*GIVEN INSTRUCTION*:
Exactly repeat the material, dropping only the pictures.

*AVAILABLE DATA*:
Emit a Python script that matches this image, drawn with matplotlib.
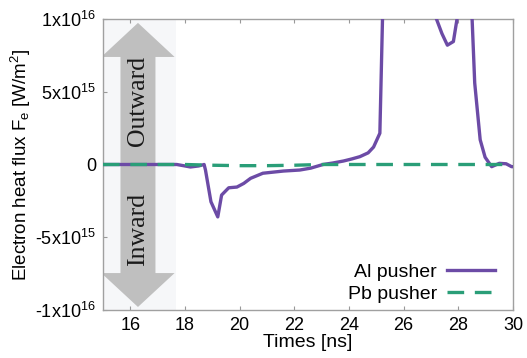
import matplotlib
matplotlib.use("Agg")
import matplotlib.pyplot as plt
from matplotlib.patches import Polygon, Rectangle
import numpy as np

plt.rcParams['font.family'] = ['Liberation Sans', 'DejaVu Sans']
plt.rcParams['mathtext.default'] = 'regular'

# Al pusher (values in W/m^2)
al_t = [15.0, 16.0, 17.0, 17.7, 18.0, 18.2, 18.5, 18.7, 18.75, 18.95, 19.2, 19.34,
        19.6, 19.9, 20.15, 20.4, 20.85, 21.35, 21.6, 22.2, 22.6, 23.05, 23.4, 23.8,
        24.1, 24.4, 24.7, 24.9, 25.13, 25.3, 26.0, 27.0, 27.2, 27.4, 27.6, 27.82,
        27.97, 28.1, 28.4, 28.5, 28.6, 28.8, 28.98, 29.22, 29.5, 29.75, 29.95, 30.0]
al_v = [0.0, 0.0, 0.0, 0.0, -0.1e15, -0.17e15, -0.1e15, 0.0, -0.38e15, -2.56e15, -3.6e15, -2.1e15,
        -1.6e15, -1.55e15, -1.3e15, -0.95e15, -0.6e15, -0.5e15, -0.45e15, -0.38e15, -0.25e15, 0.0e15, 0.1e15, 0.24e15,
        0.38e15, 0.54e15, 0.8e15, 1.2e15, 2.15e15, 1.6e16, 2.5e16, 1.6e16, 1.0e16, 9.0e15, 8.2e15, 8.45e15,
        1.02e16, 1.3e16, 1.2e16, 1.02e16, 5.6e15, 1.7e15, 0.5e15, -0.15e15, 0.08e15, 0.05e15, -0.15e15, -0.15e15]

# Pb pusher
pb_t = [15, 17, 18, 19, 20, 21, 22, 23, 24, 26, 28, 29, 30]
pb_v = [0.0, 0.0, 0.0, -0.05e15, -0.08e15, -0.08e15, -0.05e15, 0.0, 0.0, 0.0, 0.0, 0.0, 0.0]

xticks = [16, 18, 20, 22, 24, 26, 28, 30]
yticks = [-1e16, -5e15, 0, 5e15, 1e16]
ytick_labels = [r'-1x10$^{16}$', r'-5x10$^{15}$', '0', r'5x10$^{15}$', r'1x10$^{16}$']

purple = '#6c4ba6'
green = '#2a9e78'

fig = plt.figure(figsize=(5.27, 3.58), dpi=100)
ax = fig.add_axes([0.1954, 0.134, 0.778, 0.813])

# background band and double arrow
ax.add_patch(Rectangle((15, -1e16), 2.68, 2e16, facecolor='#f6f7f9', edgecolor='none', zorder=0))
cx = 16.28
hw, sw = 1.34, 0.64
up = [(cx - hw, 0.739e16), (cx, 0.973e16), (cx + hw, 0.739e16), (cx + sw, 0.739e16),
      (cx + sw, -0.746e16), (cx + hw, -0.746e16), (cx, -0.979e16), (cx - hw, -0.746e16),
      (cx - sw, -0.746e16), (cx - sw, 0.739e16)]
ax.add_patch(Polygon(up, closed=True, facecolor='#bfbfbf', edgecolor='none', zorder=1))
ax.text(cx, 0.436e16, 'Outward', rotation=90, ha='center', va='center',
        family=['Liberation Serif'], fontsize=18.5, color='#1a1a1a', zorder=2)
ax.text(cx, -0.447e16, 'Inward', rotation=90, ha='center', va='center',
        family=['Liberation Serif'], fontsize=18.5, color='#1a1a1a', zorder=2)

ax.plot(al_t, al_v, color=purple, lw=2.4, label='Al pusher', zorder=3)
ax.plot(pb_t, pb_v, color=green, lw=2.4, ls=(0, (5, 3.2)), label='Pb pusher', zorder=4)

ax.set_xlim(15, 30)
ax.set_ylim(-1e16, 1e16)
ax.set_xticks(xticks)
ax.set_xticklabels([str(x) for x in xticks])
ax.set_yticks(yticks)
ax.set_yticklabels(ytick_labels)
ax.tick_params(direction='in', length=3, width=0.8, color='#999999', labelsize=13,
               top=True, right=False, pad=5)
for s in ax.spines.values():
    s.set_color('#a0a0a0')
    s.set_linewidth(1.0)

ax.set_xlabel('Times [ns]', fontsize=14, labelpad=0)
ax.set_ylabel(r'Electron heat flux F$_e$ [W/m$^2$]', fontsize=13.5, labelpad=2)

ax.legend(loc='lower right', frameon=False, markerfirst=False, fontsize=14,
          handlelength=2.5, handletextpad=0.5, labelspacing=0.2,
          borderaxespad=0.2, bbox_to_anchor=(0.985, -0.015))

fig.savefig('out.png', dpi=100)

*SOLUTION FOR THIS EXERCISE*:
Emit a Python script that matches this image, drawn with matplotlib.
import matplotlib
matplotlib.use("Agg")
import matplotlib.pyplot as plt
from matplotlib.patches import Polygon, Rectangle
import numpy as np

plt.rcParams['font.family'] = ['Liberation Sans', 'DejaVu Sans']
plt.rcParams['mathtext.default'] = 'regular'

# Al pusher (values in W/m^2)
al_t = [15.0, 16.0, 17.0, 17.7, 18.0, 18.2, 18.5, 18.7, 18.75, 18.95, 19.2, 19.34,
        19.6, 19.9, 20.15, 20.4, 20.85, 21.35, 21.6, 22.2, 22.6, 23.05, 23.4, 23.8,
        24.1, 24.4, 24.7, 24.9, 25.13, 25.3, 26.0, 27.0, 27.2, 27.4, 27.6, 27.82,
        27.97, 28.1, 28.4, 28.5, 28.6, 28.8, 28.98, 29.22, 29.5, 29.75, 29.95, 30.0]
al_v = [0.0, 0.0, 0.0, 0.0, -0.1e15, -0.17e15, -0.1e15, 0.0, -0.38e15, -2.56e15, -3.6e15, -2.1e15,
        -1.6e15, -1.55e15, -1.3e15, -0.95e15, -0.6e15, -0.5e15, -0.45e15, -0.38e15, -0.25e15, 0.0e15, 0.1e15, 0.24e15,
        0.38e15, 0.54e15, 0.8e15, 1.2e15, 2.15e15, 1.6e16, 2.5e16, 1.6e16, 1.0e16, 9.0e15, 8.2e15, 8.45e15,
        1.02e16, 1.3e16, 1.2e16, 1.02e16, 5.6e15, 1.7e15, 0.5e15, -0.15e15, 0.08e15, 0.05e15, -0.15e15, -0.15e15]

# Pb pusher
pb_t = [15, 17, 18, 19, 20, 21, 22, 23, 24, 26, 28, 29, 30]
pb_v = [0.0, 0.0, 0.0, -0.05e15, -0.08e15, -0.08e15, -0.05e15, 0.0, 0.0, 0.0, 0.0, 0.0, 0.0]

xticks = [16, 18, 20, 22, 24, 26, 28, 30]
yticks = [-1e16, -5e15, 0, 5e15, 1e16]
ytick_labels = [r'-1x10$^{16}$', r'-5x10$^{15}$', '0', r'5x10$^{15}$', r'1x10$^{16}$']

purple = '#6c4ba6'
green = '#2a9e78'

fig = plt.figure(figsize=(5.27, 3.58), dpi=100)
ax = fig.add_axes([0.1954, 0.134, 0.778, 0.813])

# background band and double arrow
ax.add_patch(Rectangle((15, -1e16), 2.68, 2e16, facecolor='#f6f7f9', edgecolor='none', zorder=0))
cx = 16.28
hw, sw = 1.34, 0.64
up = [(cx - hw, 0.739e16), (cx, 0.973e16), (cx + hw, 0.739e16), (cx + sw, 0.739e16),
      (cx + sw, -0.746e16), (cx + hw, -0.746e16), (cx, -0.979e16), (cx - hw, -0.746e16),
      (cx - sw, -0.746e16), (cx - sw, 0.739e16)]
ax.add_patch(Polygon(up, closed=True, facecolor='#bfbfbf', edgecolor='none', zorder=1))
ax.text(cx, 0.436e16, 'Outward', rotation=90, ha='center', va='center',
        family=['Liberation Serif'], fontsize=18.5, color='#1a1a1a', zorder=2)
ax.text(cx, -0.447e16, 'Inward', rotation=90, ha='center', va='center',
        family=['Liberation Serif'], fontsize=18.5, color='#1a1a1a', zorder=2)

ax.plot(al_t, al_v, color=purple, lw=2.4, label='Al pusher', zorder=3)
ax.plot(pb_t, pb_v, color=green, lw=2.4, ls=(0, (5, 3.2)), label='Pb pusher', zorder=4)

ax.set_xlim(15, 30)
ax.set_ylim(-1e16, 1e16)
ax.set_xticks(xticks)
ax.set_xticklabels([str(x) for x in xticks])
ax.set_yticks(yticks)
ax.set_yticklabels(ytick_labels)
ax.tick_params(direction='in', length=3, width=0.8, color='#999999', labelsize=13,
               top=True, right=False, pad=5)
for s in ax.spines.values():
    s.set_color('#a0a0a0')
    s.set_linewidth(1.0)

ax.set_xlabel('Times [ns]', fontsize=14, labelpad=0)
ax.set_ylabel(r'Electron heat flux F$_e$ [W/m$^2$]', fontsize=13.5, labelpad=2)

ax.legend(loc='lower right', frameon=False, markerfirst=False, fontsize=14,
          handlelength=2.5, handletextpad=0.5, labelspacing=0.2,
          borderaxespad=0.2, bbox_to_anchor=(0.985, -0.015))

fig.savefig('out.png', dpi=100)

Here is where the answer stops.